Establishing style guidelines before translation accelerates workflow and improves consistency. Guidelines should specify preferred spellings, capitalization, number formatting, and punctuation rules for all languages involved. A uniform tone—whether formal, balanced, or cautiously optimistic—helps set investor expectations and strengthens brand integrity. Editors play a critical role in harmonizing translations with the company’s public messaging while allowing regional nuances where appropriate. It is important to avoid market-specific jargon that could alienate readers, instead opting for clear, widely understood terms that preserve the document’s purpose.
Regional adaptation extends to the presentation of quantitative data. Translators must ensure tables carry multilingual captions, headers, and footnotes that readers can understand without consulting the original language. Responsive design considerations, such as reflowable layouts and accessible color contrasts, support readability across devices and languages. When tables involve currency conversions or fiscal year alignment, precise notes should guide readers on assumptions and methods used. The objective is to deliver a seamless experience, enabling international stakeholders to interpret performance and risk without unnecessary friction.
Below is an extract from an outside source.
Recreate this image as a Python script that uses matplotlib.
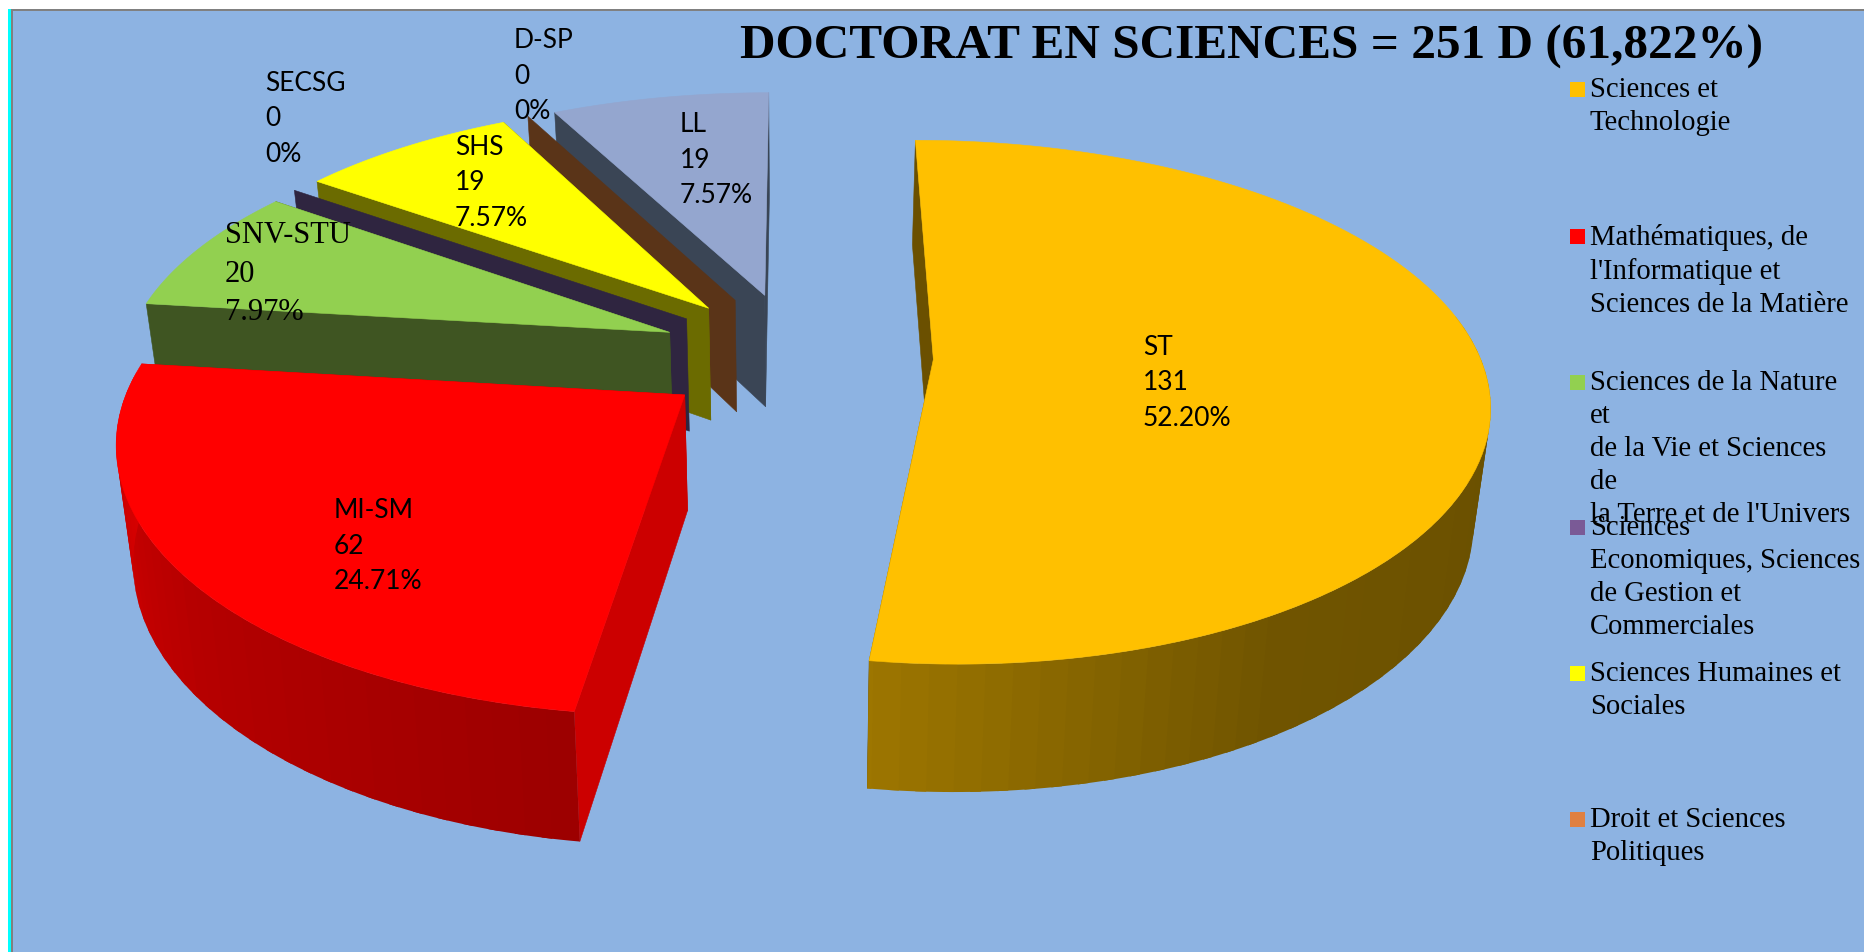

Before release, multilingual drafts should undergo a comprehensive review cycle that includes both linguistic and financial experts. Reviewers assess terminology consistency, regulatory compliance, and alignment with the latest filings. They verify that translations do not introduce new liabilities or misstate material facts and that any contingent liabilities are described with suitable caution. The process should also test navigability, ensuring that readers can locate definitions, footnotes, and references quickly. A well-documented revision history supports transparency and accountability for all audiences, reinforcing trust in the translated disclosures.
When publication occurs, post-release monitoring helps catch evolving interpretations and regulatory updates. Translators should be prepared to issue amendments or addenda if guidance changes or if market practices shift. Ongoing feedback from investors and analysts can inform future translations, allowing teams to refine terminology, clarify ambiguous passages, and improve the overall readability of disclosures. By embedding a proactive, collaborative approach, companies maintain clarity across languages and sustain confidence among international stakeholders over time.